The study cited by McDonald as the source of the argument that the neoconservative movement is explicitly antiblack is based on the racial theories of Michael Omi and Howard Winant. I can’t find the exact article cited (from 1994), but I suspect it has something to do with their 1989 book “Racial Formation in the United States: From the 1960s to the 1980s. If you’d like to read more about it, here’s a link to a summary. But for those who dare, be warned, you’re about to be confronted with sentences like this:

Once we understand that race overflows the boundaries of skin color, superexploitation, social stratification, discrimination and prejudice, cultural domination and cultural resistance, state policy (or of any other particular social relationship we list), once we recognize the racial dimension present to some degree in every identity, institution and social practice in the United States -- once we have done this, it becomes possible to speak of racial formation.

The effort must be made to understand race as an unstable and "decentered" complex of social meanings constantly being transformed by political struggle.


Yes, that sounds about right.

I’m quite sure it is an effort to come to this understanding. In fact, I’m sure it’s an effort to just get through the entirety of their manifesto without losing consciousness, as I’m sure the poor students of these professors can attest. But, for the connoisseurs of postmodern academic tongue twisters (and I know you’re out there Brad Jones), have at it.

For those of us who prefer to read less tortuous sentence-smithing, I refer you to Professor Howard Winant’s more personal reporting. His observations from the 2001 Durban Conference on Racism:

The UN World Conference Against Racism was a very American event. About 40% of the delegates accredited to the NGO forum were North American; at Durban, one had the constant experience of running into old movement comrades and friends, as well as seeing a new and younger generation of US activists coming together.

The WCAR was American in another way, too: It was anti-American. Just as the first two WCARs (1978 and 1983) were focused on anathematizing and ending the South African apartheid regime, the 2001 Durban conference sought to challenge the US empire, the hegemonic position the US occupies in a post-colonial, post-Cold War, post-apartheid, and post-civil rights world.

....Bush was a creature of the Republican right, a Southern president (in the US sense of the word), a usurper who owed his office in large part to anti-black voting rights fraud. He sought by attacking the conference to shore up his key lower-strata "socially conservative" constituencies; he had already assured the loyalty of the corporate fat cats by enacting massive regressive income and wealth redistribution.

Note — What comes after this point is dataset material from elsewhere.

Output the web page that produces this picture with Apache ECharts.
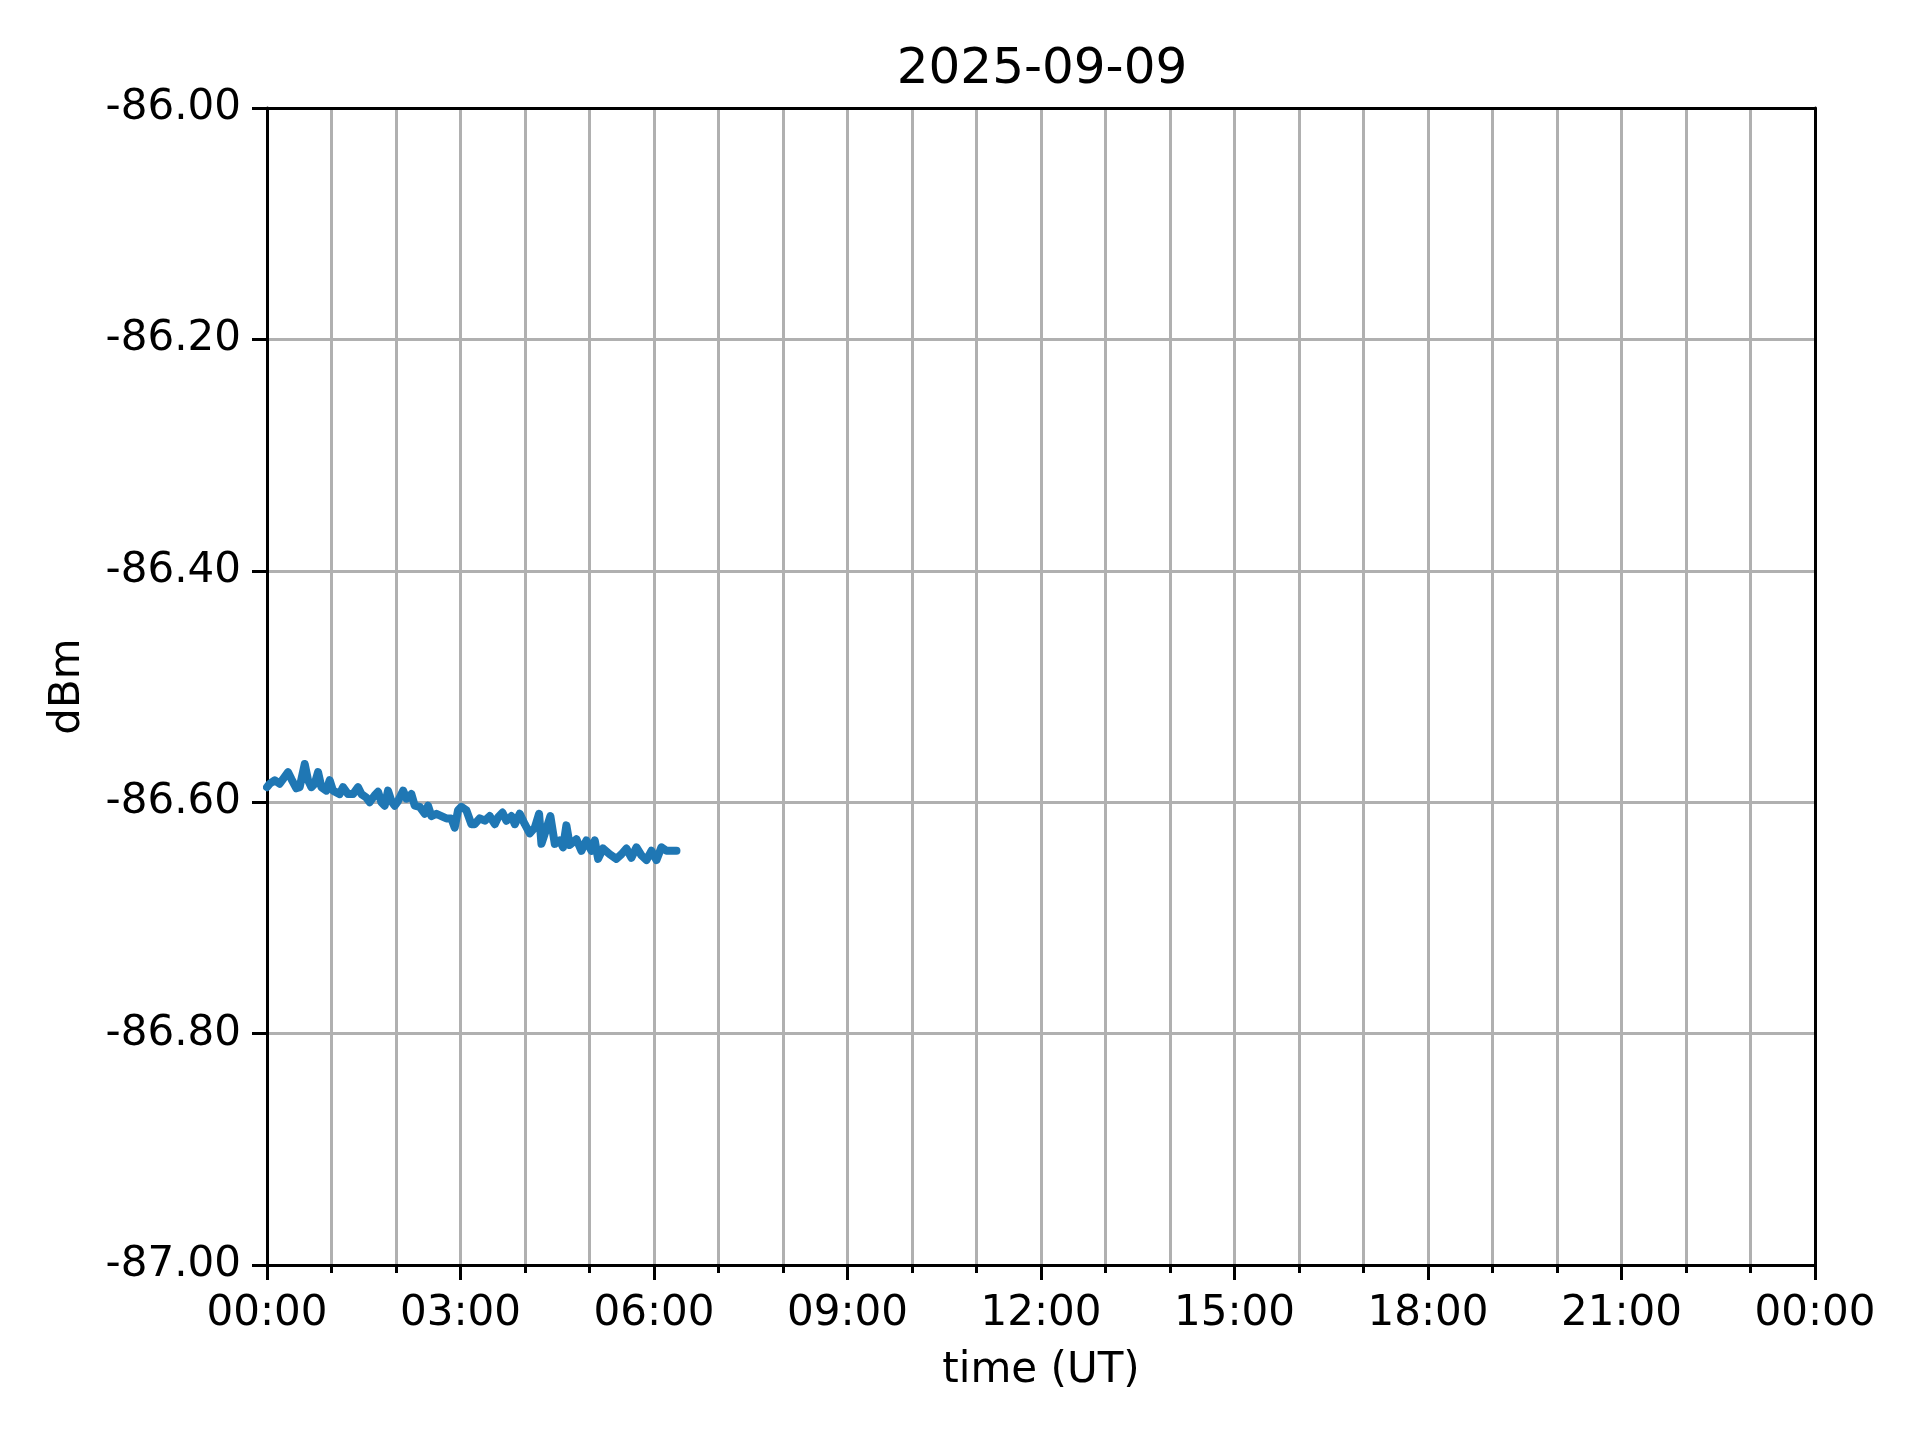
<!DOCTYPE html>
<html>
<head>
<meta charset="utf-8">
<title>2025-09-09</title>
<script src="https://cdn.jsdelivr.net/npm/echarts@6/dist/echarts.min.js"></script>
<style>
  html, body { margin: 0; padding: 0; background: #fff; }
  #chart { width: 1920px; height: 1440px; }
</style>
</head>
<body>
<div id="chart"></div>
<script>
// minutes after 00:00 UT
var minutes = [
  0, 2.5, 7.2, 11.8, 14.9, 19.6, 22.7, 27.3, 30.4, 35.1, 38.2, 41.3, 44.4, 47.5,
  50.6, 55.2, 58.3, 61.4, 67.6, 70.7, 75.4, 80.0, 84.7, 87.8, 92.4, 95.5, 100.2,
  103.3, 106.4, 109.5, 112.6, 115.7, 118.8, 121.9, 126.6, 129.7, 134.3, 137.4,
  142.1, 146.7, 149.8, 152.9, 157.6, 162.2, 166.9, 171.5, 174.6, 177.7, 180.8,
  185.5, 190.1, 193.2, 197.9, 202.6, 207.2, 211.9, 215.0, 219.0, 222.7, 227.4,
  230.5, 235.1, 239.8, 244.4, 249.1, 253.1, 255.3, 259.9, 263.6, 267.7, 272.3,
  275.4, 278.5, 281.6, 287.8, 292.5, 297.1, 301.8, 304.9, 308.0, 312.6, 318.8,
  325.0, 329.7, 334.3, 339.0, 343.7, 348.3, 353.0, 357.6, 362.3, 366.9, 371.6,
  376.2, 380.9
];
// received power, dBm
var dbm = [
  -86.587, -86.584, -86.581, -86.584, -86.580, -86.574, -86.580, -86.588, -86.587,
  -86.567, -86.581, -86.587, -86.584, -86.574, -86.587, -86.590, -86.581, -86.590,
  -86.593, -86.587, -86.593, -86.593, -86.587, -86.593, -86.596, -86.600, -86.594,
  -86.591, -86.600, -86.603, -86.590, -86.599, -86.603, -86.599, -86.590, -86.597,
  -86.593, -86.603, -86.604, -86.610, -86.603, -86.612, -86.610, -86.612, -86.614,
  -86.614, -86.622, -86.607, -86.604, -86.607, -86.619, -86.619, -86.614, -86.616,
  -86.612, -86.619, -86.613, -86.609, -86.616, -86.612, -86.619, -86.610, -86.619,
  -86.627, -86.622, -86.610, -86.636, -86.623, -86.612, -86.636, -86.633, -86.639,
  -86.620, -86.637, -86.632, -86.642, -86.633, -86.642, -86.633, -86.649, -86.640,
  -86.645, -86.649, -86.645, -86.640, -86.648, -86.639, -86.646, -86.650, -86.642,
  -86.650, -86.639, -86.642, -86.642, -86.642
];
var titleText = "2025-09-09";

var chart = echarts.init(document.getElementById("chart"), null, { renderer: "canvas" });
var font = "DejaVu Sans";
var gridStyle = { color: "#b0b0b0", width: 3 };
var spine = { show: true, onZero: false, lineStyle: { color: "#000", width: 3 } };

function hhmm(v) {
  var m = Math.round(v) % 1440;
  var h = Math.floor(m / 60), mm = m % 60;
  return (h < 10 ? "0" : "") + h + ":" + (mm < 10 ? "0" : "") + mm;
}

var option = {
  backgroundColor: "#fff",
  animation: false,
  title: {
    text: titleText,
    left: 1037,
    top: 40,
    textAlign: "center",
    textStyle: { fontFamily: font, fontSize: 50, fontWeight: "normal", color: "#000" }
  },
  grid: { left: 267, right: 105, top: 108, bottom: 175 },
  xAxis: [{
    type: "value",
    min: 0, max: 1440, interval: 180,
    name: "time (UT)",
    nameLocation: "middle",
    nameGap: 85,
    nameTextStyle: { fontFamily: font, fontSize: 42, color: "#000" },
    axisLine: spine,
    axisTick: { show: true, inside: false, length: 15, lineStyle: { color: "#000", width: 3 } },
    minorTick: { show: true, splitNumber: 3, length: 8, lineStyle: { color: "#000", width: 3 } },
    axisLabel: { fontFamily: font, fontSize: 42, color: "#000", margin: 28, formatter: hhmm },
    splitLine: { show: true, lineStyle: gridStyle },
    minorSplitLine: { show: true, lineStyle: gridStyle },
    z: 3
  }, {
    // top spine
    type: "value", position: "top", min: 0, max: 1440,
    axisLine: spine, axisTick: { show: false }, axisLabel: { show: false },
    splitLine: { show: false }, z: 3
  }],
  yAxis: [{
    type: "value",
    min: -87, max: -86, interval: 0.2,
    name: "dBm",
    nameLocation: "middle",
    nameGap: 178,
    nameRotate: 90,
    nameTextStyle: { fontFamily: font, fontSize: 42, color: "#000" },
    axisLine: spine,
    axisTick: { show: true, inside: false, length: 15, lineStyle: { color: "#000", width: 3 } },
    axisLabel: {
      fontFamily: font, fontSize: 42, color: "#000", margin: 26,
      formatter: function (v) { return v.toFixed(2); }
    },
    splitLine: { show: true, lineStyle: gridStyle },
    z: 3
  }, {
    // right spine
    type: "value", position: "right", min: -87, max: -86,
    axisLine: spine, axisTick: { show: false }, axisLabel: { show: false },
    splitLine: { show: false }, z: 3
  }],
  series: [{
    type: "line",
    xAxisIndex: 0,
    yAxisIndex: 0,
    data: minutes.map(function (m, i) { return [m, dbm[i]]; }),
    showSymbol: false,
    symbol: "none",
    lineStyle: { color: "#1f77b4", width: 8, cap: "round", join: "round" },
    z: 5
  }]
};

chart.setOption(option);
</script>
</body>
</html>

...we confront a very disturbing political situation: the near-paralysis of opposition politics. The movements that seemed renascent before 9/11 -- notably the anti-globalization, anti-WTO movement and the resurgent anti-racist movement represented by Durban, by reparations initiatives, by resistance to racial profiling, and by critiques of the prison-industrial complex -- have now been put on hold. Though not completely stymied, they have been set back considerably. Denying this is whistling in the dark.


Not a very cheery picture. Not for the Professor and his dreams of an effective world-wide anti-American movement. Or for the parents paying thousands in tuition for the opportunity to have their kids radicalized under his guidance at UC-Santa Barbara.

But on the bright side, barring a Howard Dean victory in 2004, I don’t expect Professor Winant to be exclaiming “we won” any time soon.